Romanian PSD moves to fix image after former leader sent to prison for corruption

Romanian PSD moves to fix image after former leader sent to prison for corruption
PM Viorica Danicla faces the press after her party's poor showing in the European Parliament election and referendum on justice reform. / PSD
By Iulian Ernst in Bucharest May 29, 2019

Romania’s Prime Minister Viorica Dancila said she won’t stand down despite the senior ruling Social Democratic Party’s (PSD’s) defeat in the European Parliament elections and the overwhelming vote by Romanians against the reforms conducted by her party in the area of justice in a referendum on May 26. 

Dancila, who is serving as interim head of the PSD after its leader Liviu Dragnea was sent to prison, instead announced steps aimed at re-establishing the credibility of the party, including with broad government and party reshuffles.

“I won’t resign, but I will respect the parliament’s decision if a no-confidence motion is filed,” Dancila said on May 27, and repeated it one day later, when the party summoned its leadership to tackle the unexpected situation.

PSD vice-president and influential regional party leader Marian Oprisan outlined the party’s general strategy: it was not the PSD that lost the elections, but Dragnea; there is a new PSD emerging now; those involved in corruption cases will no longer hold a top position in the party; there will be no further discussions in the party about amending the justice laws. 

These general ideas were supported by Dancila. She made clear that it is not the party that must be held responsible for the deeds of “some of its members” (like former party leader Dragnea). She made use in her rhetoric of her past resistance against Dragnea’s pressure to issue emergency decrees on amending the justice laws. And she added that the party will continue implementing its programme. 

“I always felt that those emergency decrees [amending the justice laws] would be a vulnerability for the country [if passed],” she stated. “I do not want to talk again about the pressures exerted by Dragnea,” she added.

Yet the party is vulnerable to accusations this is merely an opportunistic, window dressing operation aimed at fixing the image of the PSD, as it prepares for the presidential elections later in the year. 

Ironically, the integrity body, ANI, is currently investigating how Oprisan’s mother, an ordinary retired textile plant worker with no particular wealth, declared she lent her son €51,000 and gave him a Ford Shelby worth €150,000 as a present. ANI is investigating Oprisan’s wealth, most of it registered in his mother’s name.

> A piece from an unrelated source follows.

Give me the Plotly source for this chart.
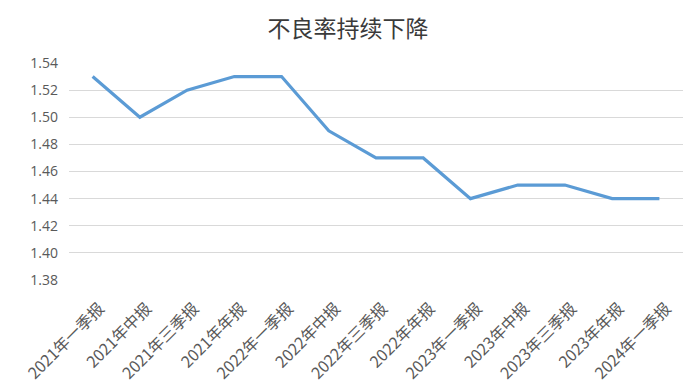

Most of the close collaborators of former PSD chief Dragnea were dismissed as part of the staff reshuffling on May 28, but the criteria seems to have been the need to normalise the party’s and government’s activity in relation to the presidency (and persuade President Klaus Iohannis to appoint new ministers), the European Commission (to avoid criticism on justice and anti-corruption issues) and the Party of European Socialists (to avoid seeing the PSD ousted from the pan-European party).

Consequently, politicians such as MP Catalin Radulescu and MP Codrin Stefanescu, vocal supporters of Dragnea’s populist measures, will hold no key position in the party. However, Paul Stanescu, a close collaborator of Dragnea although more moderate in his rhetoric, was appointed as interim executive president of the PSD and will coordinate the activity within the party, while Dancila, the interim president of the party, will be busy coordinating the activity of the government.

In order to have the government reshuffle passed smoothly by Iohannis, Dancila nominated credible candidates confirmed in the past by the presidency: Ana Birchall will serve as minister of justice (she was accepted by Iohannis as interim ministry already), Natalia Intotero will return to the Ministry of Diaspora after she failed to win a seat in the European Parliament, and Roxana Minzatu, president of the public procurement agency with a technical rather than political background, will serve as minister of European funds.